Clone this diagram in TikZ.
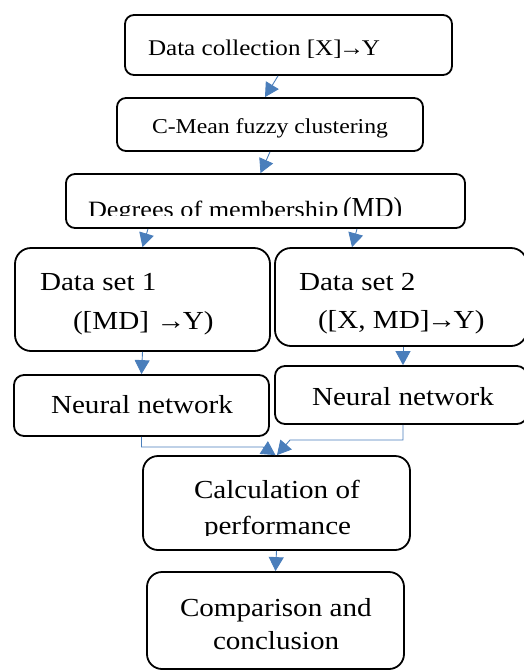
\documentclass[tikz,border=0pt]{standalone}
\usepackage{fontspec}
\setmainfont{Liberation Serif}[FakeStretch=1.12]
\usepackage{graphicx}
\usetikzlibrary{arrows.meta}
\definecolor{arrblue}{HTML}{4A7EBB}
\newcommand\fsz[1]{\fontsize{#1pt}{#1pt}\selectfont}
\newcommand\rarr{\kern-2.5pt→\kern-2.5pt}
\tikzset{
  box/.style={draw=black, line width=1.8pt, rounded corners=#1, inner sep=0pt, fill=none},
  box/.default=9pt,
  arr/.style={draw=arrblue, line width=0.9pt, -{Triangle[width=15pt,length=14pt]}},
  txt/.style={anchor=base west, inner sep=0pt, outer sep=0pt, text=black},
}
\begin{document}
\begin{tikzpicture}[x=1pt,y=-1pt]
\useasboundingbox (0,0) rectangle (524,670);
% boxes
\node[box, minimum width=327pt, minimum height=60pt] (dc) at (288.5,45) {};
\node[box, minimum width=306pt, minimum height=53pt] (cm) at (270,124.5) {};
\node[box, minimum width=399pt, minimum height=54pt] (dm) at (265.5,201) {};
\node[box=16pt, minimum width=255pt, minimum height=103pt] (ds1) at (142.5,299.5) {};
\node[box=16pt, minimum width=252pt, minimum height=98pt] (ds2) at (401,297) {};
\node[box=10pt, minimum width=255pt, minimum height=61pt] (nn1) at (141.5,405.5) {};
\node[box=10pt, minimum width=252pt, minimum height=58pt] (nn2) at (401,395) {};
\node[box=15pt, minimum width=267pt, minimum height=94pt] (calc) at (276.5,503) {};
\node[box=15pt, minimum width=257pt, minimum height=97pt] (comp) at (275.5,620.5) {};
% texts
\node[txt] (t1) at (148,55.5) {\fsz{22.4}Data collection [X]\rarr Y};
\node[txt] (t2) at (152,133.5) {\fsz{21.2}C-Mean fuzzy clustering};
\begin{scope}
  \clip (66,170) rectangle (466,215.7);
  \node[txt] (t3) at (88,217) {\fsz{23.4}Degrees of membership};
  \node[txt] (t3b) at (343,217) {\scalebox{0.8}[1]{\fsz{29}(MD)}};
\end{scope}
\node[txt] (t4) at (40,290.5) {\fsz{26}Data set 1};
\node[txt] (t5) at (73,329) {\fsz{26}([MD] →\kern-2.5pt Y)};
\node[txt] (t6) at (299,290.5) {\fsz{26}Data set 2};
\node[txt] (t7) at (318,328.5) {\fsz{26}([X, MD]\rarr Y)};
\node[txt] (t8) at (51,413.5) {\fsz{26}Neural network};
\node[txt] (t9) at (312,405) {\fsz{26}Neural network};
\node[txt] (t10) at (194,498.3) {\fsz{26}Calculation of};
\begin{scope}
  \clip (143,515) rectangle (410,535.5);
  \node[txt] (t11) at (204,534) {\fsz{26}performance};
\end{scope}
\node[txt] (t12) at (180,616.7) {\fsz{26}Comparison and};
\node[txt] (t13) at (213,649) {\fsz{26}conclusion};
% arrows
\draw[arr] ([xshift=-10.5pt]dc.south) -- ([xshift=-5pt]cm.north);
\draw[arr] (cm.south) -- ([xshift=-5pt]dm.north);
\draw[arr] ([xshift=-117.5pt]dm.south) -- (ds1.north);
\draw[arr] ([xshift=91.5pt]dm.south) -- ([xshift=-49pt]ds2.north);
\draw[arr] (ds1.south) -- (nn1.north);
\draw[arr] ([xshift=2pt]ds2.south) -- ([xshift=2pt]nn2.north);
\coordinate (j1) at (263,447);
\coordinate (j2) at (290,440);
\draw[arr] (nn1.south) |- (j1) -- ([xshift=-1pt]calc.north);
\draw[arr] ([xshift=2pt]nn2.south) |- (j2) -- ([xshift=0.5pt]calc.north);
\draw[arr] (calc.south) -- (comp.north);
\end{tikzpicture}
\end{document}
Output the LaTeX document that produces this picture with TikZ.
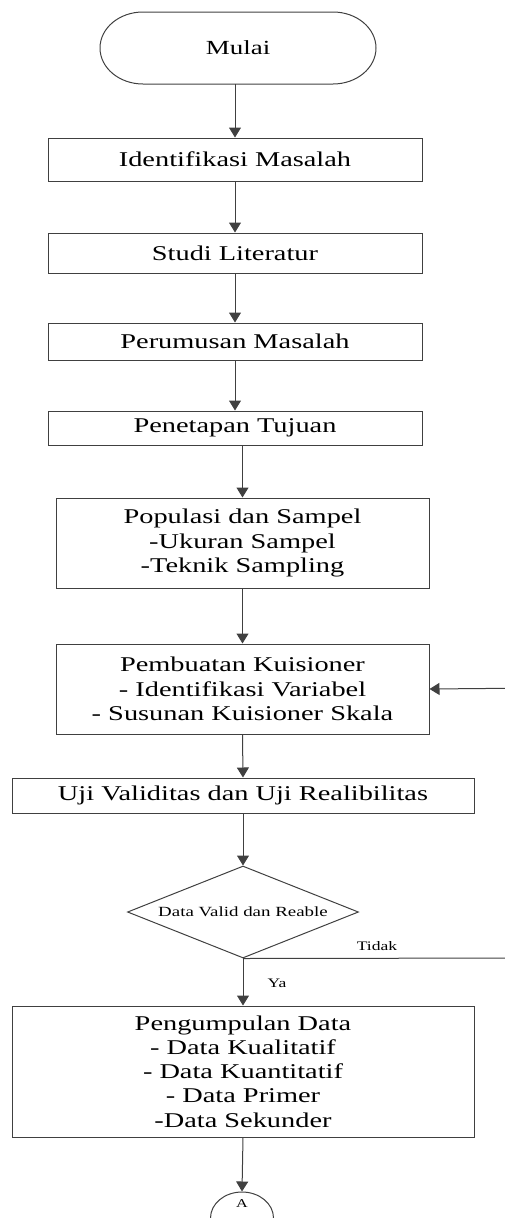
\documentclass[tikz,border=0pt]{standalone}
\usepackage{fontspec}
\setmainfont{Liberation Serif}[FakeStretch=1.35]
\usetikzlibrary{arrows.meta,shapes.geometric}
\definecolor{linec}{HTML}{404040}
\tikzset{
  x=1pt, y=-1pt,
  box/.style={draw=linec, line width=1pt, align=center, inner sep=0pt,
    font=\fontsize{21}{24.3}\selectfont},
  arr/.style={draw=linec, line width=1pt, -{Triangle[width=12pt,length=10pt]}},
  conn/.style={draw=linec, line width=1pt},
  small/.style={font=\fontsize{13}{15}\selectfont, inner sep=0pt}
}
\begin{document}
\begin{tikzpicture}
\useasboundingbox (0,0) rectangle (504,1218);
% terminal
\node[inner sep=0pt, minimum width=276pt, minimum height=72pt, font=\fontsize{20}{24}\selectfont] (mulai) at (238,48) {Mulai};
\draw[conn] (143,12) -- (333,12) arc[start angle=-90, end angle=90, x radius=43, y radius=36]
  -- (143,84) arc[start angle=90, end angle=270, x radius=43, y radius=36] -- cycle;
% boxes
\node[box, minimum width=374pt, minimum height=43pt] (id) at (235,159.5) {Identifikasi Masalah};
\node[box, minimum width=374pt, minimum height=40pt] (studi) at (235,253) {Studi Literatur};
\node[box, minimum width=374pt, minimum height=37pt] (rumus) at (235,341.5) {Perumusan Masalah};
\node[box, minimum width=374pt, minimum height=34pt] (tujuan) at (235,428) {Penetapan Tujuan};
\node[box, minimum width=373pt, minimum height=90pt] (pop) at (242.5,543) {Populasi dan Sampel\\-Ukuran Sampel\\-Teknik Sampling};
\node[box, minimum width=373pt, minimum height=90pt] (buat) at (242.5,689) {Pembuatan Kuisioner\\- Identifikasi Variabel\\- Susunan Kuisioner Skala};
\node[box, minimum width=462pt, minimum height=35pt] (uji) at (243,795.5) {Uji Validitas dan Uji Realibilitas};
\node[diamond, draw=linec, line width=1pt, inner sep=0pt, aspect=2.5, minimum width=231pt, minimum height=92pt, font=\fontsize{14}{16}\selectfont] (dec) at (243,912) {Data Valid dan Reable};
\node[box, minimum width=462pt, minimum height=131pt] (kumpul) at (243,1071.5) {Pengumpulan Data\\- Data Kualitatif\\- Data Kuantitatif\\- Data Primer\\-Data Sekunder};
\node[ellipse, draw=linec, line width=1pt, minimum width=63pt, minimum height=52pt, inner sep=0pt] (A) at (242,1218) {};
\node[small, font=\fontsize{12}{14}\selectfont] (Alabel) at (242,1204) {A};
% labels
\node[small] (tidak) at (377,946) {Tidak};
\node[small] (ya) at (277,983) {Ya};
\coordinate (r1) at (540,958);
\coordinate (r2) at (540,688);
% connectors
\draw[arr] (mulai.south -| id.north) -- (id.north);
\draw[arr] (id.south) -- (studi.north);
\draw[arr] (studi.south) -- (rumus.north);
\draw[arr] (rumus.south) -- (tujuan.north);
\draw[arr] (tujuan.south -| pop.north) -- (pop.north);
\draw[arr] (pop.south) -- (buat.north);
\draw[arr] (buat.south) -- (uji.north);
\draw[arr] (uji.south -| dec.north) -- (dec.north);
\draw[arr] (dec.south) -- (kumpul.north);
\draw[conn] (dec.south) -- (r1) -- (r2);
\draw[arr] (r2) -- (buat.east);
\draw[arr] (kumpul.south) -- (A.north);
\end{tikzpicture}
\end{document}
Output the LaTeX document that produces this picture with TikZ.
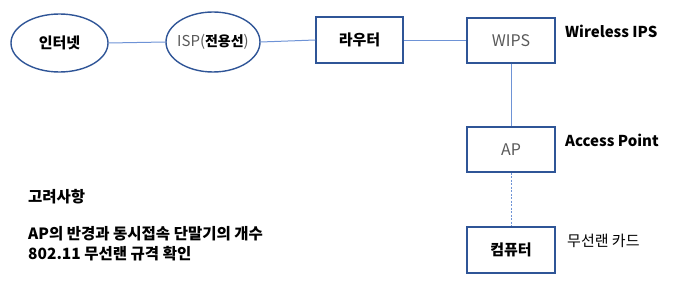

■ ■ ■ ■

Repeat the material above verbatim, with no pictures in the output.

Clone this diagram in TikZ.
\documentclass[tikz,border=0pt]{standalone}
\usepackage{fontspec}
\setmainfont{Liberation Serif}[FakeStretch=1.12]
\usepackage{graphicx}
\usetikzlibrary{arrows.meta}
\definecolor{arrblue}{HTML}{4A7EBB}
\newcommand\fsz[1]{\fontsize{#1pt}{#1pt}\selectfont}
\newcommand\rarr{\kern-2.5pt→\kern-2.5pt}
\tikzset{
  box/.style={draw=black, line width=1.8pt, rounded corners=#1, inner sep=0pt, fill=none},
  box/.default=9pt,
  arr/.style={draw=arrblue, line width=0.9pt, -{Triangle[width=15pt,length=14pt]}},
  txt/.style={anchor=base west, inner sep=0pt, outer sep=0pt, text=black},
}
\begin{document}
\begin{tikzpicture}[x=1pt,y=-1pt]
\useasboundingbox (0,0) rectangle (524,670);
% boxes
\node[box, minimum width=327pt, minimum height=60pt] (dc) at (288.5,45) {};
\node[box, minimum width=306pt, minimum height=53pt] (cm) at (270,124.5) {};
\node[box, minimum width=399pt, minimum height=54pt] (dm) at (265.5,201) {};
\node[box=16pt, minimum width=255pt, minimum height=103pt] (ds1) at (142.5,299.5) {};
\node[box=16pt, minimum width=252pt, minimum height=98pt] (ds2) at (401,297) {};
\node[box=10pt, minimum width=255pt, minimum height=61pt] (nn1) at (141.5,405.5) {};
\node[box=10pt, minimum width=252pt, minimum height=58pt] (nn2) at (401,395) {};
\node[box=15pt, minimum width=267pt, minimum height=94pt] (calc) at (276.5,503) {};
\node[box=15pt, minimum width=257pt, minimum height=97pt] (comp) at (275.5,620.5) {};
% texts
\node[txt] (t1) at (148,55.5) {\fsz{22.4}Data collection [X]\rarr Y};
\node[txt] (t2) at (152,133.5) {\fsz{21.2}C-Mean fuzzy clustering};
\begin{scope}
  \clip (66,170) rectangle (466,215.7);
  \node[txt] (t3) at (88,217) {\fsz{23.4}Degrees of membership};
  \node[txt] (t3b) at (343,217) {\scalebox{0.8}[1]{\fsz{29}(MD)}};
\end{scope}
\node[txt] (t4) at (40,290.5) {\fsz{26}Data set 1};
\node[txt] (t5) at (73,329) {\fsz{26}([MD] →\kern-2.5pt Y)};
\node[txt] (t6) at (299,290.5) {\fsz{26}Data set 2};
\node[txt] (t7) at (318,328.5) {\fsz{26}([X, MD]\rarr Y)};
\node[txt] (t8) at (51,413.5) {\fsz{26}Neural network};
\node[txt] (t9) at (312,405) {\fsz{26}Neural network};
\node[txt] (t10) at (194,498.3) {\fsz{26}Calculation of};
\begin{scope}
  \clip (143,515) rectangle (410,535.5);
  \node[txt] (t11) at (204,534) {\fsz{26}performance};
\end{scope}
\node[txt] (t12) at (180,616.7) {\fsz{26}Comparison and};
\node[txt] (t13) at (213,649) {\fsz{26}conclusion};
% arrows
\draw[arr] ([xshift=-10.5pt]dc.south) -- ([xshift=-5pt]cm.north);
\draw[arr] (cm.south) -- ([xshift=-5pt]dm.north);
\draw[arr] ([xshift=-117.5pt]dm.south) -- (ds1.north);
\draw[arr] ([xshift=91.5pt]dm.south) -- ([xshift=-49pt]ds2.north);
\draw[arr] (ds1.south) -- (nn1.north);
\draw[arr] ([xshift=2pt]ds2.south) -- ([xshift=2pt]nn2.north);
\coordinate (j1) at (263,447);
\coordinate (j2) at (290,440);
\draw[arr] (nn1.south) |- (j1) -- ([xshift=-1pt]calc.north);
\draw[arr] ([xshift=2pt]nn2.south) |- (j2) -- ([xshift=0.5pt]calc.north);
\draw[arr] (calc.south) -- (comp.north);
\end{tikzpicture}
\end{document}
Output the LaTeX document that produces this picture with TikZ.
\documentclass[tikz,border=0pt]{standalone}
\usepackage{fontspec}
\setmainfont{Liberation Serif}[FakeStretch=1.35]
\usetikzlibrary{arrows.meta,shapes.geometric}
\definecolor{linec}{HTML}{404040}
\tikzset{
  x=1pt, y=-1pt,
  box/.style={draw=linec, line width=1pt, align=center, inner sep=0pt,
    font=\fontsize{21}{24.3}\selectfont},
  arr/.style={draw=linec, line width=1pt, -{Triangle[width=12pt,length=10pt]}},
  conn/.style={draw=linec, line width=1pt},
  small/.style={font=\fontsize{13}{15}\selectfont, inner sep=0pt}
}
\begin{document}
\begin{tikzpicture}
\useasboundingbox (0,0) rectangle (504,1218);
% terminal
\node[inner sep=0pt, minimum width=276pt, minimum height=72pt, font=\fontsize{20}{24}\selectfont] (mulai) at (238,48) {Mulai};
\draw[conn] (143,12) -- (333,12) arc[start angle=-90, end angle=90, x radius=43, y radius=36]
  -- (143,84) arc[start angle=90, end angle=270, x radius=43, y radius=36] -- cycle;
% boxes
\node[box, minimum width=374pt, minimum height=43pt] (id) at (235,159.5) {Identifikasi Masalah};
\node[box, minimum width=374pt, minimum height=40pt] (studi) at (235,253) {Studi Literatur};
\node[box, minimum width=374pt, minimum height=37pt] (rumus) at (235,341.5) {Perumusan Masalah};
\node[box, minimum width=374pt, minimum height=34pt] (tujuan) at (235,428) {Penetapan Tujuan};
\node[box, minimum width=373pt, minimum height=90pt] (pop) at (242.5,543) {Populasi dan Sampel\\-Ukuran Sampel\\-Teknik Sampling};
\node[box, minimum width=373pt, minimum height=90pt] (buat) at (242.5,689) {Pembuatan Kuisioner\\- Identifikasi Variabel\\- Susunan Kuisioner Skala};
\node[box, minimum width=462pt, minimum height=35pt] (uji) at (243,795.5) {Uji Validitas dan Uji Realibilitas};
\node[diamond, draw=linec, line width=1pt, inner sep=0pt, aspect=2.5, minimum width=231pt, minimum height=92pt, font=\fontsize{14}{16}\selectfont] (dec) at (243,912) {Data Valid dan Reable};
\node[box, minimum width=462pt, minimum height=131pt] (kumpul) at (243,1071.5) {Pengumpulan Data\\- Data Kualitatif\\- Data Kuantitatif\\- Data Primer\\-Data Sekunder};
\node[ellipse, draw=linec, line width=1pt, minimum width=63pt, minimum height=52pt, inner sep=0pt] (A) at (242,1218) {};
\node[small, font=\fontsize{12}{14}\selectfont] (Alabel) at (242,1204) {A};
% labels
\node[small] (tidak) at (377,946) {Tidak};
\node[small] (ya) at (277,983) {Ya};
\coordinate (r1) at (540,958);
\coordinate (r2) at (540,688);
% connectors
\draw[arr] (mulai.south -| id.north) -- (id.north);
\draw[arr] (id.south) -- (studi.north);
\draw[arr] (studi.south) -- (rumus.north);
\draw[arr] (rumus.south) -- (tujuan.north);
\draw[arr] (tujuan.south -| pop.north) -- (pop.north);
\draw[arr] (pop.south) -- (buat.north);
\draw[arr] (buat.south) -- (uji.north);
\draw[arr] (uji.south -| dec.north) -- (dec.north);
\draw[arr] (dec.south) -- (kumpul.north);
\draw[conn] (dec.south) -- (r1) -- (r2);
\draw[arr] (r2) -- (buat.east);
\draw[arr] (kumpul.south) -- (A.north);
\end{tikzpicture}
\end{document}
Output the LaTeX document that produces this picture with TikZ.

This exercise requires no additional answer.